Sob o plano voltado ao estudo pianístico, Alicia de Larrocha comenta que o dedilhado lhe era fundamental e que sempre dele se servia a fim de buscar um toque particular. Afirmaria que a mudança de dedilhado às vésperas de uma apresentação poderia ser tardia, perigosa. “É melhor ter uma dedilhação prática trabalhada com antecedência, especialmente para mim, porque a dedilhação é a base da segurança, penso eu”.
Liszt dizia que se sabe bem uma obra se conseguimos tocá-la lentamente e melhor se mais lentamente ainda… Alicia de Larrocha considera que “por vezes, também tenho de tocar uma peça muito lentamente para solidificar a memorização”.

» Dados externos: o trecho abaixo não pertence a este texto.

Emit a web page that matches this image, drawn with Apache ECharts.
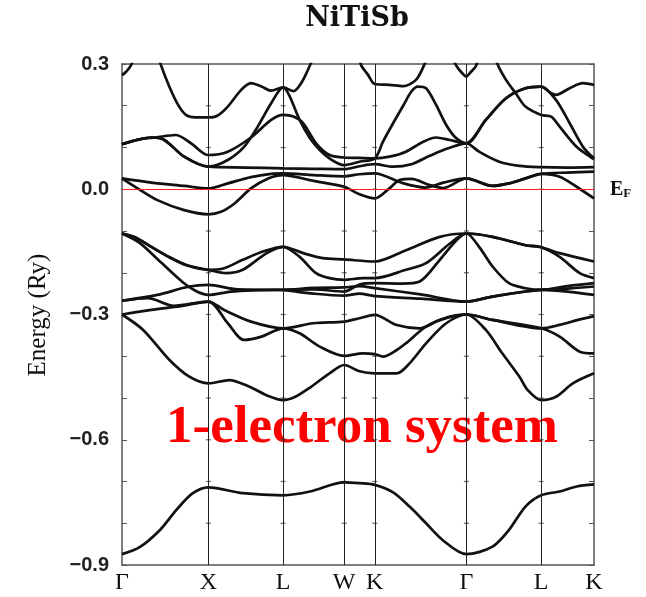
<!DOCTYPE html>
<html><head><meta charset="utf-8">
<script src="https://cdn.jsdelivr.net/npm/echarts@6/dist/echarts.min.js"></script>
<style>html,body{margin:0;padding:0;background:#fff}#c{width:646px;height:597px}</style>
</head><body><div id="c"></div>
<script>
// high-symmetry points: path distances (units of 2pi/a) and labels
const kpts = [0, 1, 1.866, 2.573, 2.927, 3.988, 4.854, 5.466];
const kLabels = ['Γ','X','L','W','K','Γ','L','K'];
const yTicks = [-0.9,-0.8,-0.7,-0.6,-0.5,-0.4,-0.3,-0.2,-0.1,0,0.1,0.2,0.3];
// bands: [segment parameter s (0=Γ,1=X,2=L,3=W,4=K,5=Γ,6=L,7=K), Energy (Ry)]
const bandSbS = [[0,-0.874],[0.2,-0.858],[0.44,-0.816],[0.63,-0.768],[0.82,-0.728],[1,-0.714],[1.46,-0.728],[2,-0.733],[2.44,-0.724],[3,-0.702],[3.5,-0.704],[4,-0.708],[4.2,-0.726],[4.38,-0.760],[4.56,-0.800],[4.74,-0.840],[5,-0.874],[5.35,-0.856],[5.57,-0.816],[5.79,-0.760],[6,-0.733],[6.35,-0.724],[6.67,-0.712],[7,-0.707]];
const bandP1 = [[0,-0.300],[0.245,-0.337],[0.55,-0.409],[0.78,-0.449],[1,-0.465],[1.28,-0.457],[1.55,-0.473],[1.8,-0.495],[2,-0.505],[2.2,-0.497],[2.44,-0.475],[2.76,-0.441],[3,-0.421],[3.5,-0.436],[4,-0.441],[4.24,-0.441],[4.38,-0.417],[4.56,-0.369],[4.78,-0.321],[5,-0.300],[5.26,-0.337],[5.48,-0.393],[5.71,-0.449],[5.82,-0.481],[6,-0.505],[6.28,-0.497],[6.6,-0.465],[7,-0.441]];
const bandE = [[0,-0.300],[0.34,-0.289],[0.68,-0.280],[1,-0.269],[1.26,-0.321],[1.48,-0.361],[1.71,-0.353],[2,-0.333],[2.27,-0.345],[2.6,-0.377],[3,-0.399],[3.61,-0.393],[4,-0.395],[4.09,-0.401],[4.24,-0.385],[4.34,-0.369],[4.56,-0.329],[4.82,-0.305],[5,-0.300],[5.35,-0.313],[6,-0.333],[6.35,-0.353],[6.73,-0.389],[7,-0.393]];
const bandD = [[0,-0.267],[0.3,-0.261],[0.6,-0.279],[1,-0.269],[1.21,-0.289],[1.57,-0.317],[2,-0.333],[2.49,-0.321],[3,-0.317],[3.5,-0.309],[4,-0.301],[4.24,-0.325],[4.49,-0.333],[4.71,-0.313],[5,-0.300],[5.35,-0.313],[6,-0.333],[6.35,-0.325],[6.7,-0.313],[7,-0.304]];
const bandC = [[0,-0.267],[0.41,-0.253],[0.78,-0.233],[1,-0.229],[1.39,-0.240],[2,-0.241],[2.5,-0.236],[3,-0.235],[3.5,-0.232],[4,-0.237],[4.5,-0.252],[5,-0.269],[5.35,-0.257],[5.79,-0.245],[6,-0.241],[6.5,-0.245],[7,-0.253]];
const bandC2 = [[2,-0.241],[2.5,-0.250],[3,-0.255],[3.5,-0.250],[4,-0.256],[4.5,-0.262],[5,-0.269],[5.35,-0.257],[5.79,-0.245],[6,-0.241],[6.5,-0.238],[7,-0.233]];
const bandB = [[0,-0.106],[0.2,-0.128],[0.45,-0.175],[0.7,-0.222],[0.85,-0.243],[1,-0.253],[1.3,-0.245],[1.6,-0.242],[2,-0.241],[2.5,-0.240],[3,-0.245],[3.5,-0.228],[4,-0.225],[4.3,-0.226],[4.49,-0.221],[4.71,-0.169],[4.88,-0.125],[5,-0.106],[5.17,-0.138],[5.35,-0.185],[5.57,-0.225],[5.79,-0.237],[6,-0.241],[6.5,-0.232],[7,-0.225]];
const bandA1 = [[0,-0.106],[0.15,-0.115],[0.34,-0.138],[0.55,-0.163],[0.75,-0.182],[1,-0.193],[1.2,-0.190],[1.46,-0.169],[1.75,-0.148],[2,-0.138],[2.33,-0.153],[2.65,-0.165],[3,-0.168],[4,-0.173],[4.34,-0.146],[4.71,-0.114],[5,-0.106],[5.35,-0.114],[5.79,-0.134],[6,-0.139],[6.35,-0.153],[7,-0.173]];
const bandA2 = [[0,-0.106],[0.15,-0.115],[0.34,-0.138],[0.55,-0.163],[0.75,-0.182],[1,-0.193],[1.24,-0.201],[1.46,-0.193],[1.78,-0.153],[2,-0.138],[2.27,-0.162],[2.54,-0.201],[2.76,-0.213],[3,-0.217],[3.61,-0.213],[4,-0.213],[4.34,-0.193],[4.56,-0.177],[4.82,-0.130],[5,-0.106],[5.35,-0.114],[5.79,-0.134],[6,-0.139],[6.35,-0.162],[6.73,-0.201],[7,-0.213]];
const bandG1 = [[0,0.026],[0.34,0.016],[0.72,0.008],[1,0.002],[1.26,0.014],[1.57,0.029],[1.84,0.037],[2,0.038],[2.5,0.034],[3,0.031],[3.5,0.036],[4,0.038],[4.3,0.015],[4.55,0.004],[4.75,0.016],[5,0.026],[5.35,0.008],[5.57,0.014],[5.79,0.026],[6,0.037],[6.5,0.040],[7,0.042]];
const bandG2 = [[0,0.026],[0.18,0.002],[0.41,-0.026],[0.72,-0.050],[1,-0.060],[1.17,-0.054],[1.35,-0.034],[1.57,0.002],[1.8,0.026],[2,0.034],[2.5,0.020],[3,0.006],[3.5,-0.012],[4,-0.022],[4.16,0.002],[4.27,0.022],[4.4,0.025],[4.6,0.010],[4.75,0.003],[5,0.026],[5.35,0.008],[5.57,0.014],[5.79,0.026],[6,0.037],[6.35,0.030],[6.67,0.006],[7,-0.022]];
const bandG3 = [[0,0.108],[0.22,0.120],[0.39,0.124],[0.62,0.130],[0.8,0.110],[1,0.082],[1.26,0.090],[1.57,0.124],[1.84,0.166],[2,0.178],[2.17,0.174],[2.33,0.158],[2.54,0.110],[2.76,0.082],[3,0.076],[3.5,0.075],[4,0.074],[4.16,0.078],[4.34,0.090],[4.53,0.114],[4.67,0.124],[4.82,0.118],[5,0.110],[5.26,0.166],[5.53,0.218],[5.79,0.242],[6,0.246],[6.19,0.230],[6.28,0.226],[6.54,0.242],[6.79,0.254],[7,0.250]];
const bandG4 = [[0,0.108],[0.34,0.124],[0.49,0.118],[0.72,0.078],[1,0.054],[1.5,0.052],[2,0.050],[2.5,0.049],[3,0.048],[3.5,0.055],[4,0.060],[4.2,0.054],[4.4,0.060],[4.6,0.080],[4.8,0.098],[5,0.110],[5.17,0.090],[5.44,0.066],[5.71,0.056],[6,0.053],[6.5,0.052],[7,0.053]];
const bandG7 = [[0,0.108],[0.34,0.124],[0.49,0.118],[0.72,0.078],[1,0.054],[1.26,0.070],[1.48,0.102],[1.66,0.150],[1.84,0.206],[2,0.244],[2.1,0.225],[2.27,0.166],[2.44,0.122],[2.6,0.094],[2.8,0.070],[3,0.058],[3.5,0.066],[4,0.074],[4.09,0.114],[4.2,0.158],[4.31,0.200],[4.4,0.234],[4.47,0.246],[4.56,0.242],[4.67,0.202],[4.78,0.154],[4.89,0.122],[5,0.110],[5.26,0.166],[5.53,0.218],[5.79,0.242],[6,0.246],[6.28,0.214],[6.54,0.158],[6.79,0.102],[7,0.074]];
const bandG5a = [[0.35,0.36],[0.45,0.298],[0.55,0.245],[0.65,0.202],[0.74,0.178],[0.85,0.172],[1,0.172],[1.12,0.176],[1.26,0.198],[1.44,0.238],[1.57,0.254],[1.71,0.246],[1.84,0.236],[2,0.244],[2.17,0.235],[2.3,0.255],[2.44,0.297],[2.55,0.34]];
const bandG5b = [[3.45,0.34],[3.55,0.298],[3.78,0.274],[4,0.252],[4.16,0.250],[4.31,0.247],[4.45,0.262],[4.54,0.298],[4.62,0.34]];
const bandG6a = [[0,0.273],[0.05,0.282],[0.107,0.298],[0.17,0.34]];
const bandG6b = [[4.8,0.34],[4.89,0.296],[4.95,0.279],[5,0.270],[5.05,0.279],[5.13,0.296],[5.2,0.34]];
const bandG8 = [[5.35,0.34],[5.42,0.298],[5.53,0.262],[5.66,0.230],[5.79,0.198],[6,0.178],[6.19,0.174],[6.35,0.150],[6.67,0.102],[7,0.072]];

const bands = [bandSbS,bandP1,bandE,bandD,bandC,bandC2,bandB,bandA1,bandA2,bandG1,bandG2,bandG3,bandG4,bandG7,bandG5a,bandG5b,bandG6a,bandG6b,bandG8];

function sToK(s){ const i = Math.min(Math.floor(s), kpts.length-2); const t = s - i; return kpts[i] + t*(kpts[i+1]-kpts[i]); }

const chart = echarts.init(document.getElementById('c'), null, {renderer:'canvas'});
const series = bands.map(b => ({
  type:'line', data: b.map(p => [sToK(p[0]), p[1]]), smooth:0.3, showSymbol:false, clip:true,
  lineStyle:{color:'#111', width:2.7}, silent:true, animation:false
}));
// k-point verticals and Fermi level
series.push({
  type:'line', data:[], silent:true, animation:false,
  markLine:{ silent:true, symbol:['none','none'], animation:false, label:{show:false},
    data:[
      ...kpts.slice(1,-1).map(k => ({xAxis:k, lineStyle:{color:'#222', width:1, type:'solid'}})),
      {yAxis:0, lineStyle:{color:'#ff2020', width:1, type:'solid'}}
    ]}
});
// small tick marks along k-point verticals
const tickMarks = [];
kpts.slice(1,-1).forEach(k => yTicks.slice(1,-1).forEach(v => tickMarks.push([k, v])));
series.push({type:'scatter', data:tickMarks, symbol:'rect', symbolSize:[5,1.2], itemStyle:{color:'#444'}, silent:true, animation:false, z:1});

const axisFrame = {lineStyle:{color:'#555', width:1.5}};
chart.setOption({
  animation:false,
  grid:{left:122, right:52, top:64, bottom:32, containLabel:false},
  xAxis:[{
    type:'value', min:0, max:kpts[kpts.length-1], position:'bottom',
    axisLine:{show:true, onZero:false, ...axisFrame},
    axisTick:{show:false}, splitLine:{show:false},
    axisLabel:{customValues:kpts, formatter:(v)=>{ const i = kpts.findIndex(k=>Math.abs(k-v)<1e-6); return i>=0?kLabels[i]:''; },
      fontFamily:'Liberation Serif', fontSize:24, color:'#111', margin:6}
  },{
    type:'value', min:0, max:kpts[kpts.length-1], position:'top',
    axisLine:{show:true, onZero:false, ...axisFrame}, axisTick:{show:false}, axisLabel:{show:false}, splitLine:{show:false}
  }],
  yAxis:[{
    type:'value', min:-0.9, max:0.3, interval:0.1, position:'left',
    axisLine:{show:true, onZero:false, ...axisFrame},
    axisTick:{show:true, inside:true, length:5, lineStyle:{color:'#555'}}, splitLine:{show:false},
    axisLabel:{formatter:(v)=>{ const n=Math.round(v*10); if(n%3!==0) return ''; return (n<0?'−':'')+Math.abs(v).toFixed(1); },
      fontFamily:'Liberation Sans', fontWeight:'bold', fontSize:20, color:'#222', margin:13}
  },{
    type:'value', min:-0.9, max:0.3, interval:0.1, position:'right',
    axisLine:{show:true, onZero:false, ...axisFrame},
    axisTick:{show:true, inside:true, length:5, lineStyle:{color:'#555'}}, axisLabel:{show:false}, splitLine:{show:false}
  }],
  series: series,
  graphic:[
    {type:'text', x:357, y:19, style:{text:'NiTiSb', font:'bold 27px "DejaVu Serif"', fill:'#111', textAlign:'center', textVerticalAlign:'middle'}},
    {type:'text', x:38, y:315, rotation:Math.PI/2, style:{text:'Energy (Ry)', font:'25px "Liberation Serif"', fill:'#111', textAlign:'center', textVerticalAlign:'middle'}},
    {type:'text', x:362, y:428, style:{text:'1-electron system', font:'bold 53px "Liberation Serif"', fill:'#ff0000', textAlign:'center', textVerticalAlign:'middle'}},
    {type:'text', x:610, y:190, style:{text:'{e|E}{f|F}', rich:{e:{font:'bold 20px "Liberation Serif"', fill:'#111'}, f:{font:'bold 13px "Liberation Serif"', fill:'#111', padding:[8,0,0,0]}}, textVerticalAlign:'middle'}}
  ]
});
</script></body></html>
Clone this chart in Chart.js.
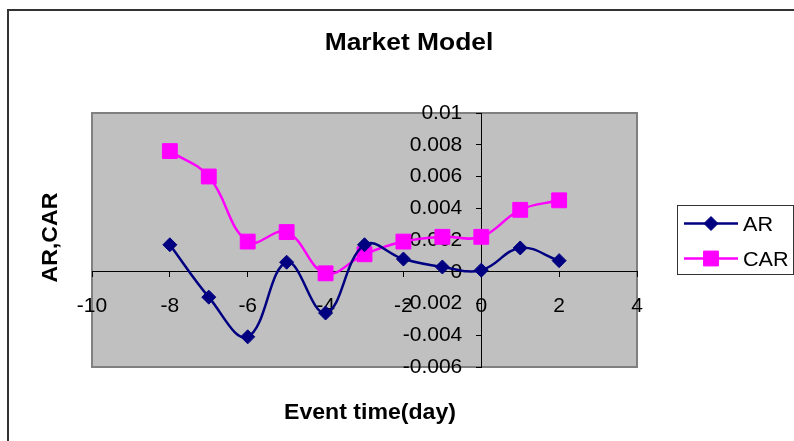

Clique para ouvir, de Liszt, La Campanella, na interpretação de Alicia de Larrocha:
https://www.youtube.com/watch?v=R0wmi0y1Geg
Num apanhado histórico, observa: “Cada período da história da música tem mostrado gostos, modos e técnicas diferentes. Em qualquer época havia um grupo de artistas de excelência que trabalhava no mais alto nível até que pouco a pouco novos estilos e maneiras foram desgastando as suas posições e novos grandes artistas os substituíram. Ouvimos dizer que o período Romântico, por exemplo, foi o período do virtuosismo, da ênfase na técnica. Os pianos de Liszt e Chopin eram tão leves ao toque que bastava soprar sobre as teclas para produzir o som. Todavia, o som era menor e assim deveria ser porque as salas de concerto acomodavam apenas algumas centenas de pessoas, e muitos recitais eram dados em casas particulares ou em salões da moda. Mas se Liszt e Chopin tivessem de tocar num piano moderno, ninguém sabe como se comportariam”.
Clique para ouvir, de Isaac Albéniz, Triana na magistral interpretação de Alicia de Larrocha:
https://www.youtube.com/watch?v=WjvkXoNXBqw
Corroborando as palavras de Vladimir Horowitz, só poderemos endossar a magnificente interpretação da música espanhola pela excelsa pianista. Imbatível nesse repertório e extraordinárias as suas leituras de Mozart, Schumann, Liszt… Não há arestas em suas interpretações. Elas configuram uma unidade sonora raríssima. Ouvi-la, através de gravações que estão disponíveis, é motivo de raro prazer estético.
Tendo encerrado a carreira em 2003, após uma trajetória que se estendeu por 76 anos, pois iniciada ainda quando criança, pouco tempo após sofre queda e fratura o quadril, vindo a falecer em 2009 em sua cidade natal, Barcelona.
Clique para ouvir, de Enrique Granados, Dança Espanhola nº 7, na interpretação de Alicia de Larrocha;
https://www.youtube.com/watch?v=ejVPK7cEwLU
Alicia de Larrocha was one of the biggest names in piano playing in the 20th century. An eclectic interpreter, her performances of Spanish composers, according to Vladimir Horowitz, are unsurpassed. I believe some of her opinions, expressed in interviews throughout her career, are worth reading.